= Centipede mathematics =

Mathematical study

Centipede mathematics is a term used, sometimes derogatorily, to describe the generalization and study of mathematical objects satisfying progressively fewer and fewer restrictions. This type of study is likened to studying how a centipede behaves when its legs are removed one by one.

Algebraic structures between magmas and groups.

The term is attributed to Polish mathematician Antoni Zygmund. Zygmund is said to have described the metaphor of the centipede thus: "You take a centipede and pull off ninety-nine of its legs and see what it can do." Thus, Zygmund has been known by many mathematicians as the "Centipede Surgeon".

The study of semigroups is cited as an example of doing centipede mathematics. One starts with the notion of an abelian group. First delete the commutativity restriction to obtain the concept of a group. The restriction of existence of inverses is then removed. This produces a monoid. If one now removes the restriction regarding the existence of identity, the resulting object turns out to be a semigroup. Still more legs can be removed. If the associativity restriction is also discarded one gets a magma or a groupoid. The restrictions that define an abelian group may be removed in different orders also. The study of ternary ring has been cited as an example of centipede mathematics. The progressive removal of axioms of Euclidean geometry and studying the resulting geometrical objects also illustrate the methodology of centipede mathematics.

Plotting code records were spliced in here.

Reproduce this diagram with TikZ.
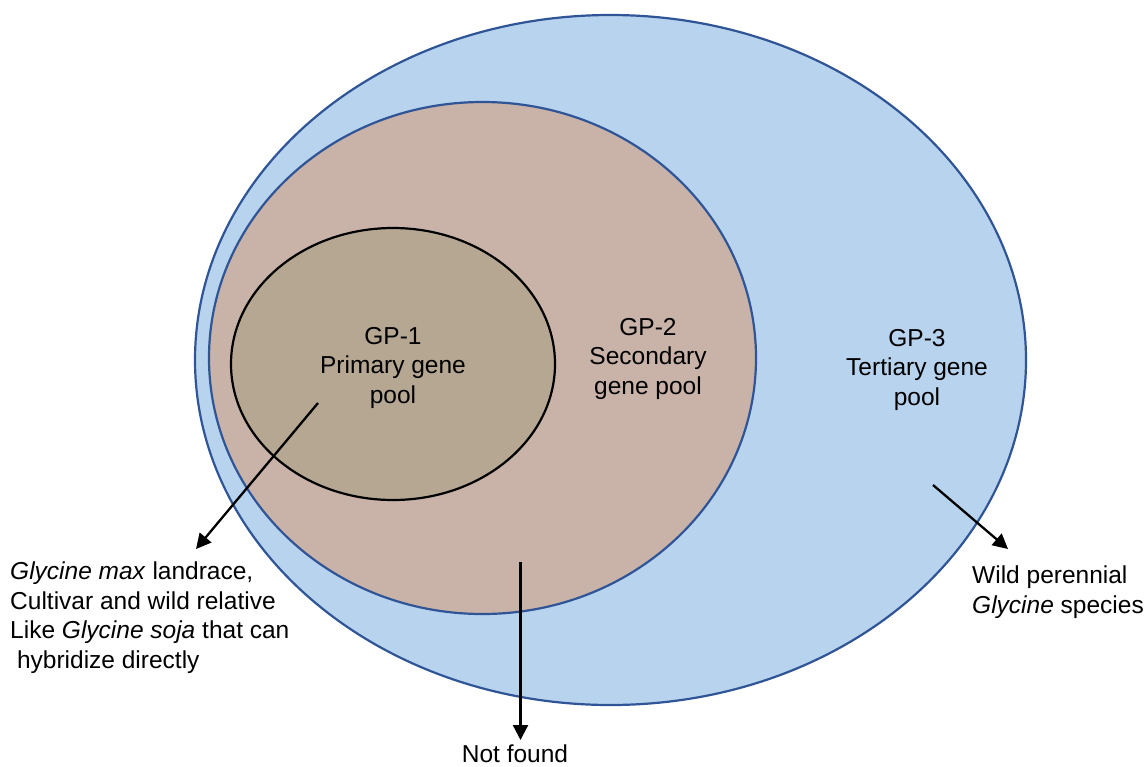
\documentclass[tikz,border=0pt]{standalone}
\usepackage{fontspec}
\setmainfont{Liberation Sans}
\usetikzlibrary{arrows.meta}
\definecolor{outerfill}{HTML}{B8D3EE}
\definecolor{bluedge}{HTML}{2F5597}
\definecolor{midfill}{HTML}{C9B2A8}
\definecolor{innerfill}{HTML}{B5A792}
\tikzset{
  pool/.style={line width=2.2pt},
  lbl/.style={inner sep=0pt, font=\fontsize{24.5}{29.5}\selectfont},
  pointer/.style={line width=2.3pt, -{Triangle[length=15pt,width=15pt]}}
}
\begin{document}
\begin{tikzpicture}[x=1pt,y=-1pt]
\useasboundingbox (0,0) rectangle (1145,766);
% gene pools
\path[pool, draw=bluedge, fill=outerfill] (610.5,360) ellipse [x radius=415.5pt, y radius=345pt];
\path[pool, draw=bluedge, fill=midfill] (482.5,358) ellipse [x radius=273.5pt, y radius=256pt];
\path[pool, draw=black, fill=innerfill] (393,364) ellipse [x radius=162pt, y radius=136pt];
% labels inside (anchor = baseline of last line)
\node[lbl, align=center, anchor=base] (gp1) at (393,403) {GP-1\\Primary gene\\pool};
\node[lbl, align=center, anchor=base] (gp2) at (648,394) {GP-2\\Secondary\\gene pool};
\node[lbl, align=center, anchor=base] (gp3) at (917,405) {GP-3\\Tertiary gene\\pool};
% outside labels
\node[lbl, align=left, anchor=base west] (t1) at (10,668) {\textit{Glycine max} landrace,\\Cultivar and wild relative\\Like \textit{Glycine soja} that can\\\hspace{0.28em}hybridize directly};
\node[lbl, anchor=base] (t2) at (515,762) {Not found};
\node[lbl, align=left, anchor=base west] (t3) at (972,613) {Wild perennial\\\textit{Glycine} species};
% arrows
\coordinate (a1s) at (318,403);
\coordinate (a1e) at (196,549);
\coordinate (a2s) at (520.5,562);
\coordinate (a2e) at (520.5,740);
\coordinate (a3s) at (933,485);
\coordinate (a3e) at (1008,549);
\draw[pointer] (a1s) -- (a1e);
\draw[pointer] (a2s) -- (a2e);
\draw[pointer] (a3s) -- (a3e);
\end{tikzpicture}
\end{document}
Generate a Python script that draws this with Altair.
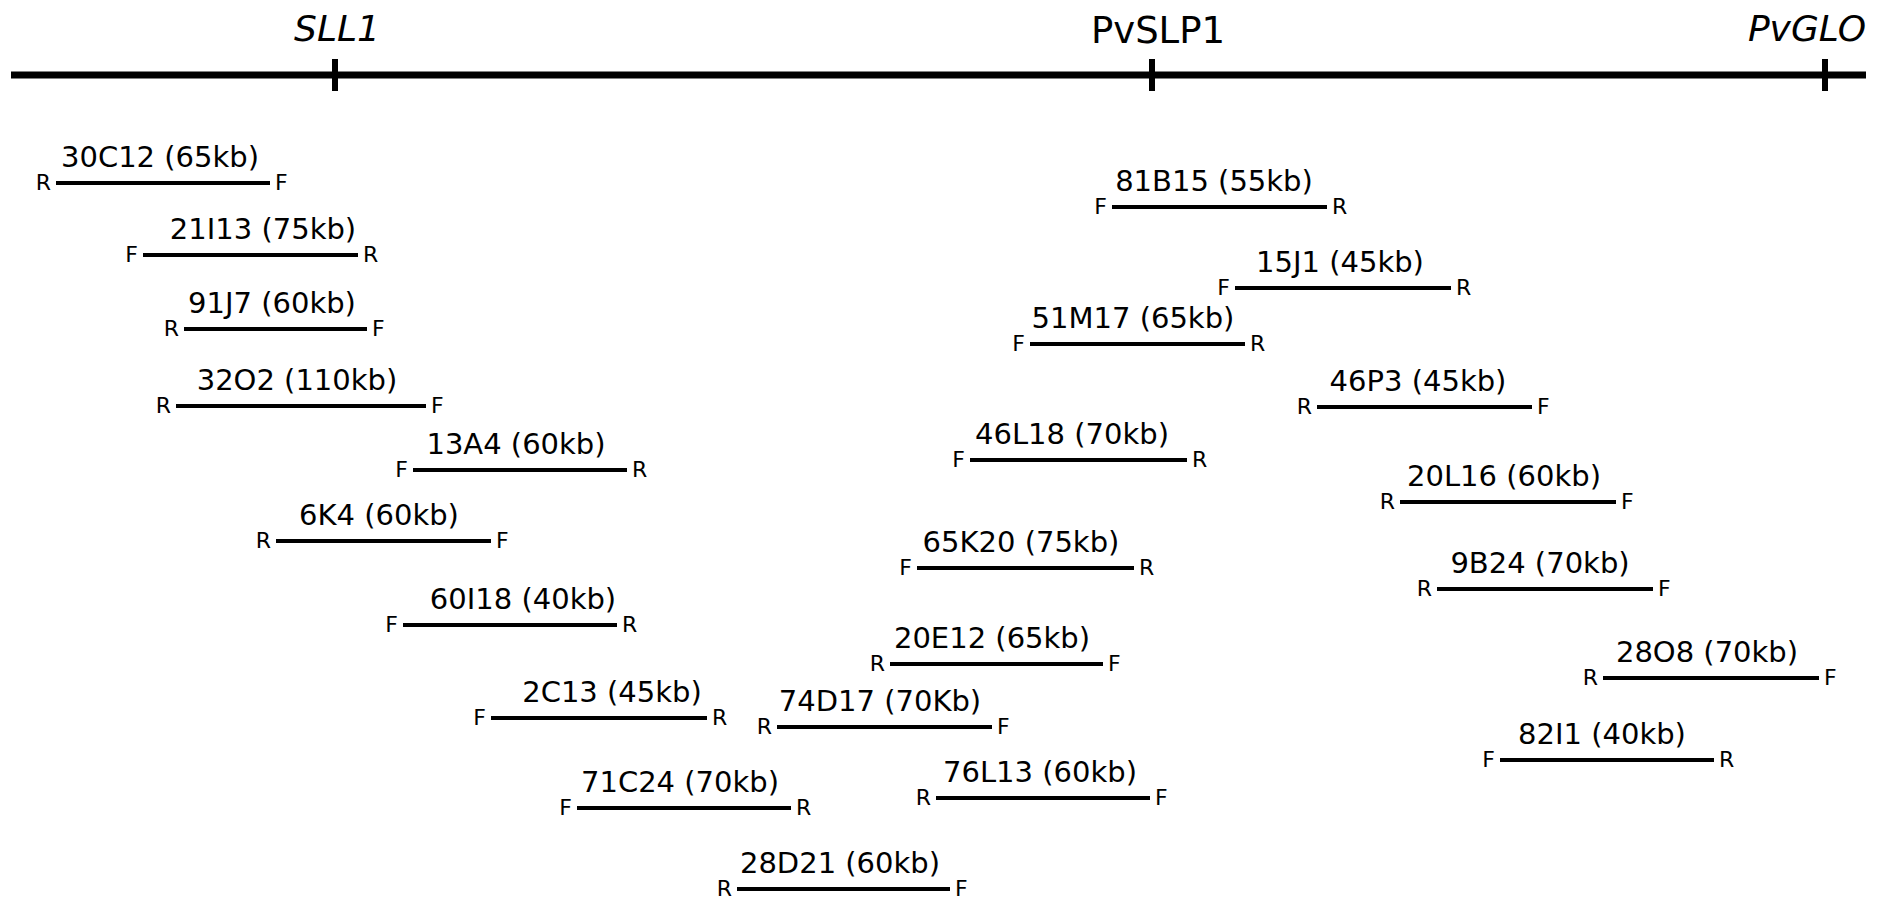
import altair as alt
import pandas as pd

# Gene markers on the backbone (map position units = reference pixels)
gene_names = ["SLL1", "PvSLP1", "PvGLO"]
gene_pos = [335, 1152, 1825]
gene_label_x = [337, 1158, 1807]
gene_italic = [True, False, True]

backbone_start = [11]
backbone_end = [1866]
backbone_y = [75]

# BAC clones
clone_names = ["30C12 (65kb)", "21I13 (75kb)", "91J7 (60kb)", "32O2 (110kb)", "13A4 (60kb)",
               "6K4 (60kb)", "60I18 (40kb)", "2C13 (45kb)", "71C24 (70kb)", "28D21 (60kb)",
               "74D17 (70Kb)", "20E12 (65kb)", "76L13 (60kb)", "65K20 (75kb)", "46L18 (70kb)",
               "51M17 (65kb)", "81B15 (55kb)", "15J1 (45kb)", "46P3 (45kb)", "20L16 (60kb)",
               "9B24 (70kb)", "28O8 (70kb)", "82I1 (40kb)"]
clone_start = [56, 143, 184, 176, 413, 276, 403, 491, 577, 737, 777, 890, 936, 917, 970,
               1030, 1112, 1235, 1317, 1400, 1437, 1603, 1500]
clone_end = [270, 358, 367, 426, 627, 491, 617, 707, 791, 950, 992, 1103, 1150, 1134, 1187,
             1245, 1327, 1451, 1532, 1616, 1653, 1819, 1714]
clone_row = [183, 255, 329, 406, 470, 541, 625, 718, 808, 889, 727, 664, 798, 568, 460,
             344, 207, 288, 407, 502, 589, 678, 760]
clone_label_x = [160, 263, 272, 297, 516, 379, 523, 612, 680, 840, 880, 992, 1040, 1021, 1072,
                 1133, 1214, 1340, 1418, 1504, 1540, 1707, 1602]
clone_left_end = ["R", "F", "R", "R", "F", "R", "F", "F", "F", "R", "R", "R", "R", "F", "F",
                  "F", "F", "F", "R", "R", "R", "R", "F"]
clone_right_end = ["F", "R", "F", "F", "R", "F", "R", "R", "R", "F", "F", "F", "F", "R", "R",
                   "R", "R", "R", "F", "F", "F", "F", "R"]

genes = pd.DataFrame({"name": gene_names, "pos": gene_pos, "lx": gene_label_x, "italic": gene_italic})
backbone = pd.DataFrame({"x1": backbone_start, "x2": backbone_end, "y": backbone_y})
clones = pd.DataFrame({"name": clone_names, "x1": clone_start, "x2": clone_end, "y": clone_row,
                       "lx": clone_label_x, "left": clone_left_end, "right": clone_right_end})

W, H = 1880, 894
xs = alt.Scale(domain=[8, 8 + W], nice=False, zero=False)
ys = alt.Scale(domain=[8, 8 + H], nice=False, zero=False, reverse=True)
FONT = "DejaVu Sans"

def X(f):
    return alt.X(f, type="quantitative", scale=xs, axis=None)

def Y(f):
    return alt.Y(f, type="quantitative", scale=ys, axis=None)

base_line = alt.Chart(backbone).mark_rule(color="black", strokeWidth=7).encode(
    x=X("x1"), x2="x2", y=Y("y"))

ticks = alt.Chart(genes).transform_calculate(t="59", b="91").mark_rule(
    color="black", strokeWidth=6).encode(x=X("pos"), y=Y("t:Q"), y2="b:Q")

gene_it = alt.Chart(genes).transform_filter("datum.italic").transform_calculate(ty="41").mark_text(
    font=FONT, fontSize=36, fontStyle="italic", align="center", baseline="alphabetic", color="black"
).encode(x=X("lx"), y=Y("ty:Q"), text="name:N")

gene_up = alt.Chart(genes).transform_filter("!datum.italic").transform_calculate(ty="43").mark_text(
    font=FONT, fontSize=37, align="center", baseline="alphabetic", color="black"
).encode(x=X("lx"), y=Y("ty:Q"), text="name:N")

clone_lines = alt.Chart(clones).mark_rule(color="black", strokeWidth=4).encode(
    x=X("x1"), x2="x2", y=Y("y"))

clone_labels = alt.Chart(clones).mark_text(
    font=FONT, fontSize=29, align="center", baseline="alphabetic", dy=-16, color="black"
).encode(x=X("lx"), y=Y("y"), text="name:N")

left_letters = alt.Chart(clones).mark_text(
    font=FONT, fontSize=22, align="right", baseline="alphabetic", dx=-5, dy=7, color="black"
).encode(x=X("x1"), y=Y("y"), text="left:N")

right_letters = alt.Chart(clones).mark_text(
    font=FONT, fontSize=22, align="left", baseline="alphabetic", dx=5, dy=7, color="black"
).encode(x=X("x2"), y=Y("y"), text="right:N")

chart = alt.layer(base_line, ticks, gene_it, gene_up, clone_lines, clone_labels,
                  left_letters, right_letters).properties(
    width=W, height=H, padding=0, autosize=alt.AutoSizeParams(type="none"),
    background="white"
).configure_view(stroke=None)

chart.save("out.html", embed_options={"renderer": "svg", "actions": False})
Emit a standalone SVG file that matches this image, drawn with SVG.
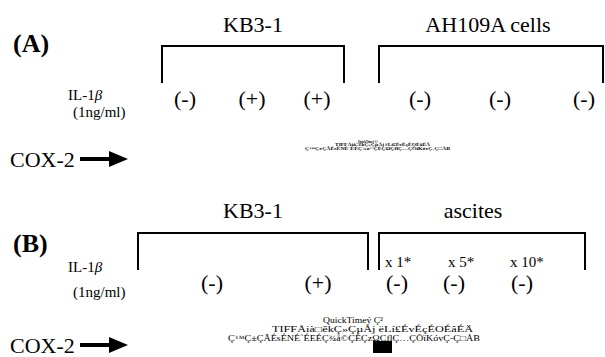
<svg xmlns="http://www.w3.org/2000/svg" width="605" height="357" viewBox="0 0 605 357" font-family="'Liberation Serif', 'DejaVu Serif', serif">
<style>
text{font-family:'Liberation Serif','DejaVu Serif',serif;fill:#000}
.panel{font-size:26px;font-weight:bold}
.title{font-size:22px;text-anchor:middle}
.sign{font-size:22px;text-anchor:middle}
.il{font-size:15px}
.cox{font-size:22px}
.dil{font-size:15px}
.qt{font-size:8.5px}
.qta{font-size:4px;font-weight:bold}
.br{fill:none;stroke:#000;stroke-width:2}
.arr{stroke:#000;stroke-width:4}
</style>
<defs>
<g id="arrow"><line class="arr" x1="80" y1="0" x2="112" y2="0"/><polygon points="109,-8 128,0 109,8" fill="#000"/></g>
</defs>
<rect width="605" height="357" fill="#fff"/>
<g id="panelA">
<text class="panel" x="13" y="52">(A)</text>
<text class="title" x="253" y="32">KB3-1</text>
<text class="title" x="488" y="32">AH109A cells</text>
<polyline class="br" points="162,83 162,46 344,46 344,83"/>
<polyline class="br" points="379,83 379,46 603,46 603,83"/>
<text class="il" x="68" y="100">IL-1<tspan font-style="italic">β</tspan></text>
<text class="il" x="73" y="117">(1ng/ml)</text>
<text class="sign" x="185" y="106">(-)</text>
<text class="sign" x="252" y="106">(+)</text>
<text class="sign" x="317" y="106">(+)</text>
<text class="sign" x="420" y="106">(-)</text>
<text class="sign" x="500" y="106">(-)</text>
<text class="sign" x="584" y="106">(-)</text>
<text class="cox" x="10" y="167">COX-2</text>
<use href="#arrow" y="159"/>
<text class="qta" x="358" y="142.5" textLength="20" lengthAdjust="spacingAndGlyphs">QuickTimeý Ç²</text>
<text class="qta" x="335" y="146" textLength="95" lengthAdjust="spacingAndGlyphs">TIFFÅià□ěkÇ»ÇµÅj ëLí£ÉvÉçÉOÉâÉÄ</text>
<text class="qta" x="305" y="149.5" textLength="145" lengthAdjust="spacingAndGlyphs">Ç™Ç±ÇÃÉsÉNÉ`ÉÉÇ¾å©ÇÈÇΩÇflÇ…ÇÕïKóvÇ-Ç□ÅB</text>
</g>
<g id="panelB">
<text class="panel" x="13" y="252">(B)</text>
<text class="title" x="253" y="218">KB3-1</text>
<text class="title" x="473" y="218">ascites</text>
<polyline class="br" points="138,270 138,233 368,233 368,270"/>
<polyline class="br" points="379,270 379,233 585,233 585,270"/>
<text class="il" x="68" y="272">IL-1<tspan font-style="italic">β</tspan></text>
<text class="il" x="73" y="297">(1ng/ml)</text>
<text class="dil" x="385" y="267">x 1*</text>
<text class="dil" x="448" y="267">x 5*</text>
<text class="dil" x="510" y="267">x 10*</text>
<text class="sign" x="212" y="290">(-)</text>
<text class="sign" x="318" y="290">(+)</text>
<text class="sign" x="397" y="290">(-)</text>
<text class="sign" x="454" y="290">(-)</text>
<text class="sign" x="522" y="290">(-)</text>
<text class="cox" x="10" y="353">COX-2</text>
<use href="#arrow" y="345"/>
<text class="qt" x="323" y="323" textLength="60" lengthAdjust="spacingAndGlyphs">QuickTimeý Ç²</text>
<text class="qt" x="272" y="331.5" textLength="201" lengthAdjust="spacingAndGlyphs">TIFFÅià□ěkÇ»ÇµÅj ëLí£ÉvÉçÉOÉâÉÄ</text>
<text class="qt" x="228" y="340.5" textLength="252" lengthAdjust="spacingAndGlyphs">Ç™Ç±ÇÃÉsÉNÉ`ÉEÉÇ¾å©ÇÉÇzΩÇflÇ…ÇÕïKóvÇ-Ç□ÅB</text>
<rect x="373" y="341" width="19" height="12" fill="#000"/>
</g>
</svg>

The following quote summarises the value and usefulness of the concept: "The term 'centipede mathematics' is new to me, but its practice is surely of great antiquity. The binomial theorem (tear off the leg that says that the exponent has to be a natural number) is a good example. A related notion is the importance of good notation and the importance of overloading, aka abuse of language, to establish useful analogies." — Gavin Wraith.